■ Task to complete: Provide the number of lines containing the word "this", and nothing else.

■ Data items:
•••••
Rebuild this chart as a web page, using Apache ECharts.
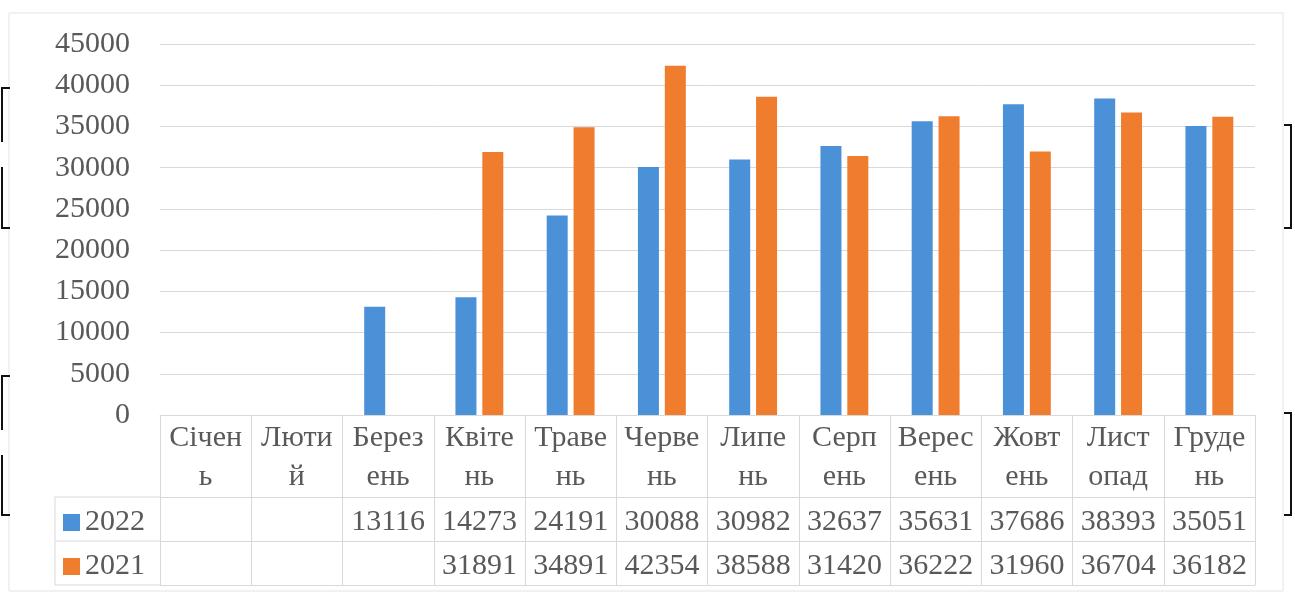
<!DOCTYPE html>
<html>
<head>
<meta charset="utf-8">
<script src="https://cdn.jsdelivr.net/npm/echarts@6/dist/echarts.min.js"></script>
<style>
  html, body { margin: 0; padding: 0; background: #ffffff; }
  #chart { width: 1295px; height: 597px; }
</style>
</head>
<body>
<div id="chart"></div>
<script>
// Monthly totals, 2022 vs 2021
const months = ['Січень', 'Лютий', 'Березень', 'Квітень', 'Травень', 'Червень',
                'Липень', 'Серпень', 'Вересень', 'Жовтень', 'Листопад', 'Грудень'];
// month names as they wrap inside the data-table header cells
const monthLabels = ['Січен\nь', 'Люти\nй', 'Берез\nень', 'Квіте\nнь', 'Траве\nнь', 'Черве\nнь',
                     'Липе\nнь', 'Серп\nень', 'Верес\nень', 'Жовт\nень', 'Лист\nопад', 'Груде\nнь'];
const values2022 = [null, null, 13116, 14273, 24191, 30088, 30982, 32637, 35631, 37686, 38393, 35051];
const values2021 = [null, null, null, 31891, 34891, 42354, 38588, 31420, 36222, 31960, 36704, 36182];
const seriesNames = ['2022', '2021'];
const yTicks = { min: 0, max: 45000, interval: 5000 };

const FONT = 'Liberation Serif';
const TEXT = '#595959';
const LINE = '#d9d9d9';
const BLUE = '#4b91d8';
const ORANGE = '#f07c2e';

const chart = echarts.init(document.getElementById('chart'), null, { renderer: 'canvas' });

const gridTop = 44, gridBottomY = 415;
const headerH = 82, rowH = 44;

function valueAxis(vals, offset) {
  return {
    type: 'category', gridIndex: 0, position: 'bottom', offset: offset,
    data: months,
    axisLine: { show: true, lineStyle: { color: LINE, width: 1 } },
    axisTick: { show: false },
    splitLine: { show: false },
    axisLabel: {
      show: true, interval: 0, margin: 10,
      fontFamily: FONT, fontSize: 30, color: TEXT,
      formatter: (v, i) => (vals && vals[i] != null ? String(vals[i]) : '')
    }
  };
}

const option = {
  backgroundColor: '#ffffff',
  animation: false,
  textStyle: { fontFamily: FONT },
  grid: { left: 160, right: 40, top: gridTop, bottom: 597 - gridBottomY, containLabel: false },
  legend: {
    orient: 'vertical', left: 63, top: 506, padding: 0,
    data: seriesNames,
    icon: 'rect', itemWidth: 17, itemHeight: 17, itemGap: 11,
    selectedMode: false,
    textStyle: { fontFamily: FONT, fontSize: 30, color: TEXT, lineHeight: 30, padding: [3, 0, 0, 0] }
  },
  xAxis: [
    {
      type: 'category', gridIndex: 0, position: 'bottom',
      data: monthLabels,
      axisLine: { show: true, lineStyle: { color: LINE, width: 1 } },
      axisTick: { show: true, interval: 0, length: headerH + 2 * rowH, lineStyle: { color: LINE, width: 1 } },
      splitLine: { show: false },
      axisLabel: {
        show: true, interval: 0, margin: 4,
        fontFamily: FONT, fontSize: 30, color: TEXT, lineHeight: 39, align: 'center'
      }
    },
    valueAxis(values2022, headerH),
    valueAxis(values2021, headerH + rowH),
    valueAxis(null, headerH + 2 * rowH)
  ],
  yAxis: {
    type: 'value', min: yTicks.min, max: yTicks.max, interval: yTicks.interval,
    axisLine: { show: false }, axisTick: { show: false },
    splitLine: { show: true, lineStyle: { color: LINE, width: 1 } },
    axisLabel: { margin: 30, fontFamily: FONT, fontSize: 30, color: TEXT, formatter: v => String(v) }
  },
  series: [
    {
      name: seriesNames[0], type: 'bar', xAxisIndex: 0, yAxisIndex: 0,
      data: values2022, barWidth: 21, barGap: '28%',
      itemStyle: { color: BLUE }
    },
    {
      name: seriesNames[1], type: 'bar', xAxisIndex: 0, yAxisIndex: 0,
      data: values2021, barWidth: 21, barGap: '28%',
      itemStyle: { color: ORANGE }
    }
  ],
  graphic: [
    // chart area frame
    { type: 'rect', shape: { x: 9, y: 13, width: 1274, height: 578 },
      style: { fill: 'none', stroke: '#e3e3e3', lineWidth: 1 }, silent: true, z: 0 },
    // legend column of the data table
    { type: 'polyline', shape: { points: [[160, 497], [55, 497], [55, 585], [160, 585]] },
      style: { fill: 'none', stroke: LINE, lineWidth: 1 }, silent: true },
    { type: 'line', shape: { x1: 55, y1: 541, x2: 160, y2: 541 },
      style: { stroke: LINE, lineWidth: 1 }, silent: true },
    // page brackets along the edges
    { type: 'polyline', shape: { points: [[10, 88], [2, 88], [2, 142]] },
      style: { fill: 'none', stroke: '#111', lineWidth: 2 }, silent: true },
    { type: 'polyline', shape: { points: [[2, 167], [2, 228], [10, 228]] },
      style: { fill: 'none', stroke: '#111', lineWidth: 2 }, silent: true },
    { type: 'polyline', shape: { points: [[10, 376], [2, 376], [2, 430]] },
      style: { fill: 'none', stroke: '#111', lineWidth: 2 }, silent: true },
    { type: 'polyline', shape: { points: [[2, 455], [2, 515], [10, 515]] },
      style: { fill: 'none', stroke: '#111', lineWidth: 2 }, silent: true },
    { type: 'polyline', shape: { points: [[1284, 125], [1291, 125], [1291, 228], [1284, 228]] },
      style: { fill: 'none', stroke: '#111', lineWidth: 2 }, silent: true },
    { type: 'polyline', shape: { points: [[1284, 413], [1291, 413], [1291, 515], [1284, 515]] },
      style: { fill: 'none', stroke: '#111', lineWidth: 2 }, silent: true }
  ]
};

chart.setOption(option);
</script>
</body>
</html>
•••••
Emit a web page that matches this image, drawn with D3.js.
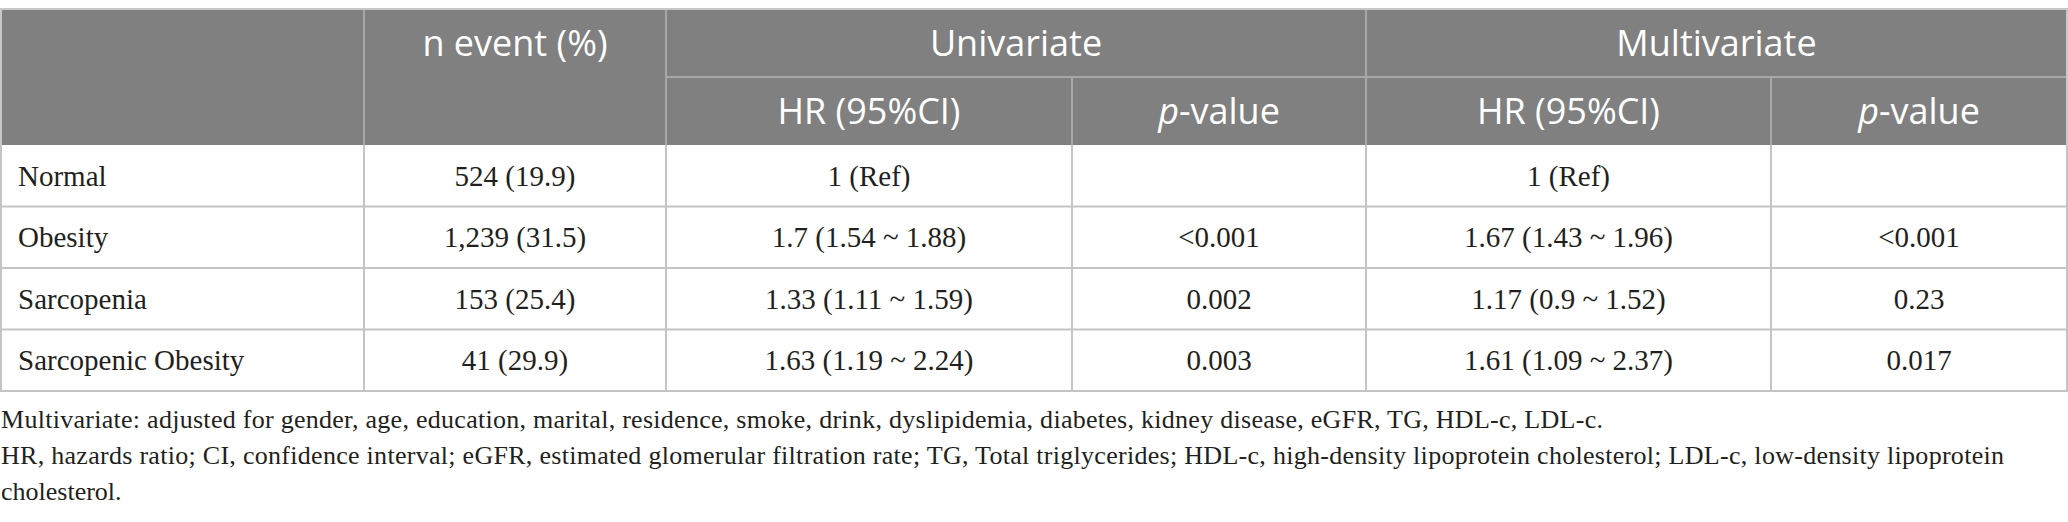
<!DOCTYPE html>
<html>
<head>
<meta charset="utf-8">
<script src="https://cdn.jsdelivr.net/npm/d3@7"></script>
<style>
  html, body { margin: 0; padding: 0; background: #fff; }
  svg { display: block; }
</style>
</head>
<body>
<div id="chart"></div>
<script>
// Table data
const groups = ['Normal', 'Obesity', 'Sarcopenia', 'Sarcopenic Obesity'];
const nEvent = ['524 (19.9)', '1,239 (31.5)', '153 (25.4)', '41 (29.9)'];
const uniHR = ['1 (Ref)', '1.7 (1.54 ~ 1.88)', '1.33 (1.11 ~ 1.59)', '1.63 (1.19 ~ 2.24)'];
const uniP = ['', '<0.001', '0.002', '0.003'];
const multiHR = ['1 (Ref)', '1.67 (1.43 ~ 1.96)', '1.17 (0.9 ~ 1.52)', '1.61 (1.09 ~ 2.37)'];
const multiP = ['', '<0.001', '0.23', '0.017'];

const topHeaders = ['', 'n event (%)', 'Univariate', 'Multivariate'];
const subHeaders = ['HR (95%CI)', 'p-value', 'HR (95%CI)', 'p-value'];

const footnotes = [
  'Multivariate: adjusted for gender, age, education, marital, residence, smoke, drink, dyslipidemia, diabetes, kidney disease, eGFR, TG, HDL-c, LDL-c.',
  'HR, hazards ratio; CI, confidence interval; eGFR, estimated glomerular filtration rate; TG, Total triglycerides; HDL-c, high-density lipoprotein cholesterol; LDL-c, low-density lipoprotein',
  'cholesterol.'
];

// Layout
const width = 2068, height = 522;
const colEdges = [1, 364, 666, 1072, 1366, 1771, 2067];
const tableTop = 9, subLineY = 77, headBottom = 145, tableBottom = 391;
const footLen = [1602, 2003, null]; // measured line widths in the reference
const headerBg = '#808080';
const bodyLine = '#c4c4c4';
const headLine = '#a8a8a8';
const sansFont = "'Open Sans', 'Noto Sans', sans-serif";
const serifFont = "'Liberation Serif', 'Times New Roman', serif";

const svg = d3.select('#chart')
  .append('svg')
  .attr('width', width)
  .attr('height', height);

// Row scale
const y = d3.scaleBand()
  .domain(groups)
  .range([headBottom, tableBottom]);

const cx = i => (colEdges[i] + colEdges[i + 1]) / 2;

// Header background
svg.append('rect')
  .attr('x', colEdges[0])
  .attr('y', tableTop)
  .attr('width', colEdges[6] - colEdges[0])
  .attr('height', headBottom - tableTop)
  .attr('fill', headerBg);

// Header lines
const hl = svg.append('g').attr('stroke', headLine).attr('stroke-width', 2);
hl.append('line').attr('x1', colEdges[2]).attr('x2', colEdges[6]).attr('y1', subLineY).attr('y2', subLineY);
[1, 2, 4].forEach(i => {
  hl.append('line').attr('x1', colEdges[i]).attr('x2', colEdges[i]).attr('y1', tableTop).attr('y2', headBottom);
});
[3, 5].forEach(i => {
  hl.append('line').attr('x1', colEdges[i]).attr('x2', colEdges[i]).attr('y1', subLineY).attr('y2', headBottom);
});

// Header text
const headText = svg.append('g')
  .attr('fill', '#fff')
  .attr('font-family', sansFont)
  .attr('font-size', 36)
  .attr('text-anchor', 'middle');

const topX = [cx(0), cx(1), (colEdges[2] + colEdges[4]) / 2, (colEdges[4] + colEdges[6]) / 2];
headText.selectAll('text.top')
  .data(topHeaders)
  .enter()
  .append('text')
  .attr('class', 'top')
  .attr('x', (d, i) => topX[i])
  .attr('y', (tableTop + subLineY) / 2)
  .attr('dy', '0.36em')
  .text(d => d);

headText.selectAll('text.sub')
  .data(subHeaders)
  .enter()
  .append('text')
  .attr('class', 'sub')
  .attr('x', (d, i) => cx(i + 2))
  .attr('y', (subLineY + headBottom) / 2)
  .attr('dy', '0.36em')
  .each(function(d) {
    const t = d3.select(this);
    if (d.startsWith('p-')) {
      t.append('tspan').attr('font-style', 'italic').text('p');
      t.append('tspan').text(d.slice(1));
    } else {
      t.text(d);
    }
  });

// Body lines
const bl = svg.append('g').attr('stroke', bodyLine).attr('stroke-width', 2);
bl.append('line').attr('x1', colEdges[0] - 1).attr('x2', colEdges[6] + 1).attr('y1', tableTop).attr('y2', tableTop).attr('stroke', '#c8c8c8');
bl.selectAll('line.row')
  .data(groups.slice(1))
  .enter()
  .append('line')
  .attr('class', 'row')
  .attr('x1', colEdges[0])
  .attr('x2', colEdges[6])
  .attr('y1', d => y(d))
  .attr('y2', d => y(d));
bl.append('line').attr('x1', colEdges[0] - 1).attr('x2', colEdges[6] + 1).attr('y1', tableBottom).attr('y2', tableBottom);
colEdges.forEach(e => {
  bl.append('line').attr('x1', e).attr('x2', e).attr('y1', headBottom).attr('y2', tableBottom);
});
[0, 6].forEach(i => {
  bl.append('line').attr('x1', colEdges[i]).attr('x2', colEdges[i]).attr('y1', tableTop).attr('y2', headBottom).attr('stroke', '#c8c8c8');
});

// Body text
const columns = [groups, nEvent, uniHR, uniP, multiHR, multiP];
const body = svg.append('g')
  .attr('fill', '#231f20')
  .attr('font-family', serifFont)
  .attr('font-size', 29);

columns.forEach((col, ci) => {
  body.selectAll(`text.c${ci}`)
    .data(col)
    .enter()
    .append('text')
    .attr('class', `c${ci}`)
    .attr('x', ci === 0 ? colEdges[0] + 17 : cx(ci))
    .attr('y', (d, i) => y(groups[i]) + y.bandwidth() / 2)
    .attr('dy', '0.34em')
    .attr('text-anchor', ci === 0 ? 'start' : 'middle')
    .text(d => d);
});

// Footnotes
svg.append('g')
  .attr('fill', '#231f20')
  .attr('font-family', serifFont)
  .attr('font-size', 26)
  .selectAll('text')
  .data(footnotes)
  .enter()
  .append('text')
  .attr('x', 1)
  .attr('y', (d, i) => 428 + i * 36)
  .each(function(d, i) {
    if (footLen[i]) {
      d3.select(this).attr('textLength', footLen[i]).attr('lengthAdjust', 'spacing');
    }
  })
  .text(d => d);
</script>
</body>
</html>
•••••
■ Final result: 4